Directions for this task:
Print the listing in its entirety and exactly, leaving out images.

Given information:
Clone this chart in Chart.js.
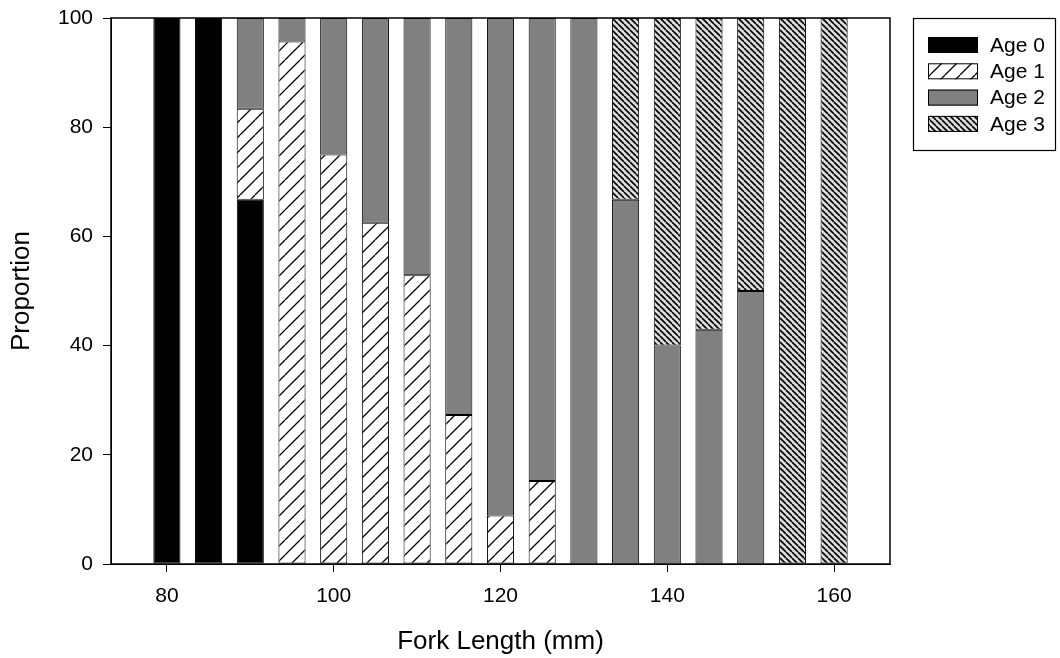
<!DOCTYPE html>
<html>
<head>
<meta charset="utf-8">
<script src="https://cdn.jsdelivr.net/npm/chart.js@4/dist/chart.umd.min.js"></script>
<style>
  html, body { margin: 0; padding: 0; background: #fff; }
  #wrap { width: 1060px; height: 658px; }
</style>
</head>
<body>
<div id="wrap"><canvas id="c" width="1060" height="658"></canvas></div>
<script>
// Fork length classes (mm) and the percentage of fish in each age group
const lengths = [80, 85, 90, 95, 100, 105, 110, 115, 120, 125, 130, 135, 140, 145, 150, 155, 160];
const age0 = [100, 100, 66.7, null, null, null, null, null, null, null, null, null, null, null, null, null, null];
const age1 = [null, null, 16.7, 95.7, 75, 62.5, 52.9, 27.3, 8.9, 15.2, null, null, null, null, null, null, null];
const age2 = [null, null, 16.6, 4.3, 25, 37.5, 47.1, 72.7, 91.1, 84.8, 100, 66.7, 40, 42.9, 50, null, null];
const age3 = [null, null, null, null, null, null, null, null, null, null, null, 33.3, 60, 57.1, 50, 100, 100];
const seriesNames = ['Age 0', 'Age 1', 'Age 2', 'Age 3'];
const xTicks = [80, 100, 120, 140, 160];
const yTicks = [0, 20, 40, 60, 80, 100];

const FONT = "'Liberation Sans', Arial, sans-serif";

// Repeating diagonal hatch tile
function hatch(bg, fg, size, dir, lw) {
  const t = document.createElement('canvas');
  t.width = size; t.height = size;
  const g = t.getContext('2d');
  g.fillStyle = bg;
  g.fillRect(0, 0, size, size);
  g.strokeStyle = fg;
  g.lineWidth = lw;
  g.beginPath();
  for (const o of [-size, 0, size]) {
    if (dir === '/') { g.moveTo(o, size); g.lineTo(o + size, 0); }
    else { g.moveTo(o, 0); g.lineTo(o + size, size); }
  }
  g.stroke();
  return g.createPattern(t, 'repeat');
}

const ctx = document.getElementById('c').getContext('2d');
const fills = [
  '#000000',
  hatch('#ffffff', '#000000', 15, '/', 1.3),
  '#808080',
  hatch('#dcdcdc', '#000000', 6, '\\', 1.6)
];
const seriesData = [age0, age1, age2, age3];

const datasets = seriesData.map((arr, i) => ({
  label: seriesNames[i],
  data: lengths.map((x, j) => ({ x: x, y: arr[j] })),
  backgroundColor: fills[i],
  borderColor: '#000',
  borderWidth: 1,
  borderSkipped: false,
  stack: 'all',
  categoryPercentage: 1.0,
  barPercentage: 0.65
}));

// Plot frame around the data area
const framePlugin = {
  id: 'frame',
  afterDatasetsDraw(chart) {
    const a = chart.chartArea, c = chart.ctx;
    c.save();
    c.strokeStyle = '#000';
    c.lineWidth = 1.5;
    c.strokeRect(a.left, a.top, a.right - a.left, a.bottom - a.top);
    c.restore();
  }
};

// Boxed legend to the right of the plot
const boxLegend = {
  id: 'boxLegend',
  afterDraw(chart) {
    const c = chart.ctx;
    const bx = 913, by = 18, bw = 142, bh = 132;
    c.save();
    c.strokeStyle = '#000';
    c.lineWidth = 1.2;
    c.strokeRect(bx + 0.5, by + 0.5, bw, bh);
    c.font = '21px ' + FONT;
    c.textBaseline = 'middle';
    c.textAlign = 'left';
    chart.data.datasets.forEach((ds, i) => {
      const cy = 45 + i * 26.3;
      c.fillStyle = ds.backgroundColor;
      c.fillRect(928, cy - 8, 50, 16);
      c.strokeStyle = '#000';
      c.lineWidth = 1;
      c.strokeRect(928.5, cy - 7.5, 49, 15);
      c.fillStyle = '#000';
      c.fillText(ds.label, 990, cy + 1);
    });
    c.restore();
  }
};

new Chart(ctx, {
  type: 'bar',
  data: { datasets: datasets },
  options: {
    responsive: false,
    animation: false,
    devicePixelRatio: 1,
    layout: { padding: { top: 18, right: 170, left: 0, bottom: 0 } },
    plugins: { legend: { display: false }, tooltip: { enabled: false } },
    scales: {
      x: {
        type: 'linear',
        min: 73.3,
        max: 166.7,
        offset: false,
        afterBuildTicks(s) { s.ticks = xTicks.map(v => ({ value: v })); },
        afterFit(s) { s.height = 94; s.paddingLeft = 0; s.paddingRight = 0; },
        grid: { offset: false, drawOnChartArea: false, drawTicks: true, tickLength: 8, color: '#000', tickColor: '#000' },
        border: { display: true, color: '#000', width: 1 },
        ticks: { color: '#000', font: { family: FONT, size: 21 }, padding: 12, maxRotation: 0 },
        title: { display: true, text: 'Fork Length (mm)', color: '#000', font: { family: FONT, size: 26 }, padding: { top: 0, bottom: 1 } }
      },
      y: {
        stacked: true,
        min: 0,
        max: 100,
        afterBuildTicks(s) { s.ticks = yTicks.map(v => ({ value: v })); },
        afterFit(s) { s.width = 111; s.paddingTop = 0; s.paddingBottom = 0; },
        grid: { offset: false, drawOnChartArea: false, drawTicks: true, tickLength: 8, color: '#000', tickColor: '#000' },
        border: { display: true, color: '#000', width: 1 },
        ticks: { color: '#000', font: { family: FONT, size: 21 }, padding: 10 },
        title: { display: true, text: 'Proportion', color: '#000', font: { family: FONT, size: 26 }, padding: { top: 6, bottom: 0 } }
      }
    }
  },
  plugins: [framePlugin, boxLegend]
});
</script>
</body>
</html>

Full output:
Clone this chart in Chart.js.
<!DOCTYPE html>
<html>
<head>
<meta charset="utf-8">
<script src="https://cdn.jsdelivr.net/npm/chart.js@4/dist/chart.umd.min.js"></script>
<style>
  html, body { margin: 0; padding: 0; background: #fff; }
  #wrap { width: 1060px; height: 658px; }
</style>
</head>
<body>
<div id="wrap"><canvas id="c" width="1060" height="658"></canvas></div>
<script>
// Fork length classes (mm) and the percentage of fish in each age group
const lengths = [80, 85, 90, 95, 100, 105, 110, 115, 120, 125, 130, 135, 140, 145, 150, 155, 160];
const age0 = [100, 100, 66.7, null, null, null, null, null, null, null, null, null, null, null, null, null, null];
const age1 = [null, null, 16.7, 95.7, 75, 62.5, 52.9, 27.3, 8.9, 15.2, null, null, null, null, null, null, null];
const age2 = [null, null, 16.6, 4.3, 25, 37.5, 47.1, 72.7, 91.1, 84.8, 100, 66.7, 40, 42.9, 50, null, null];
const age3 = [null, null, null, null, null, null, null, null, null, null, null, 33.3, 60, 57.1, 50, 100, 100];
const seriesNames = ['Age 0', 'Age 1', 'Age 2', 'Age 3'];
const xTicks = [80, 100, 120, 140, 160];
const yTicks = [0, 20, 40, 60, 80, 100];

const FONT = "'Liberation Sans', Arial, sans-serif";

// Repeating diagonal hatch tile
function hatch(bg, fg, size, dir, lw) {
  const t = document.createElement('canvas');
  t.width = size; t.height = size;
  const g = t.getContext('2d');
  g.fillStyle = bg;
  g.fillRect(0, 0, size, size);
  g.strokeStyle = fg;
  g.lineWidth = lw;
  g.beginPath();
  for (const o of [-size, 0, size]) {
    if (dir === '/') { g.moveTo(o, size); g.lineTo(o + size, 0); }
    else { g.moveTo(o, 0); g.lineTo(o + size, size); }
  }
  g.stroke();
  return g.createPattern(t, 'repeat');
}

const ctx = document.getElementById('c').getContext('2d');
const fills = [
  '#000000',
  hatch('#ffffff', '#000000', 15, '/', 1.3),
  '#808080',
  hatch('#dcdcdc', '#000000', 6, '\\', 1.6)
];
const seriesData = [age0, age1, age2, age3];

const datasets = seriesData.map((arr, i) => ({
  label: seriesNames[i],
  data: lengths.map((x, j) => ({ x: x, y: arr[j] })),
  backgroundColor: fills[i],
  borderColor: '#000',
  borderWidth: 1,
  borderSkipped: false,
  stack: 'all',
  categoryPercentage: 1.0,
  barPercentage: 0.65
}));

// Plot frame around the data area
const framePlugin = {
  id: 'frame',
  afterDatasetsDraw(chart) {
    const a = chart.chartArea, c = chart.ctx;
    c.save();
    c.strokeStyle = '#000';
    c.lineWidth = 1.5;
    c.strokeRect(a.left, a.top, a.right - a.left, a.bottom - a.top);
    c.restore();
  }
};

// Boxed legend to the right of the plot
const boxLegend = {
  id: 'boxLegend',
  afterDraw(chart) {
    const c = chart.ctx;
    const bx = 913, by = 18, bw = 142, bh = 132;
    c.save();
    c.strokeStyle = '#000';
    c.lineWidth = 1.2;
    c.strokeRect(bx + 0.5, by + 0.5, bw, bh);
    c.font = '21px ' + FONT;
    c.textBaseline = 'middle';
    c.textAlign = 'left';
    chart.data.datasets.forEach((ds, i) => {
      const cy = 45 + i * 26.3;
      c.fillStyle = ds.backgroundColor;
      c.fillRect(928, cy - 8, 50, 16);
      c.strokeStyle = '#000';
      c.lineWidth = 1;
      c.strokeRect(928.5, cy - 7.5, 49, 15);
      c.fillStyle = '#000';
      c.fillText(ds.label, 990, cy + 1);
    });
    c.restore();
  }
};

new Chart(ctx, {
  type: 'bar',
  data: { datasets: datasets },
  options: {
    responsive: false,
    animation: false,
    devicePixelRatio: 1,
    layout: { padding: { top: 18, right: 170, left: 0, bottom: 0 } },
    plugins: { legend: { display: false }, tooltip: { enabled: false } },
    scales: {
      x: {
        type: 'linear',
        min: 73.3,
        max: 166.7,
        offset: false,
        afterBuildTicks(s) { s.ticks = xTicks.map(v => ({ value: v })); },
        afterFit(s) { s.height = 94; s.paddingLeft = 0; s.paddingRight = 0; },
        grid: { offset: false, drawOnChartArea: false, drawTicks: true, tickLength: 8, color: '#000', tickColor: '#000' },
        border: { display: true, color: '#000', width: 1 },
        ticks: { color: '#000', font: { family: FONT, size: 21 }, padding: 12, maxRotation: 0 },
        title: { display: true, text: 'Fork Length (mm)', color: '#000', font: { family: FONT, size: 26 }, padding: { top: 0, bottom: 1 } }
      },
      y: {
        stacked: true,
        min: 0,
        max: 100,
        afterBuildTicks(s) { s.ticks = yTicks.map(v => ({ value: v })); },
        afterFit(s) { s.width = 111; s.paddingTop = 0; s.paddingBottom = 0; },
        grid: { offset: false, drawOnChartArea: false, drawTicks: true, tickLength: 8, color: '#000', tickColor: '#000' },
        border: { display: true, color: '#000', width: 1 },
        ticks: { color: '#000', font: { family: FONT, size: 21 }, padding: 10 },
        title: { display: true, text: 'Proportion', color: '#000', font: { family: FONT, size: 26 }, padding: { top: 6, bottom: 0 } }
      }
    }
  },
  plugins: [framePlugin, boxLegend]
});
</script>
</body>
</html>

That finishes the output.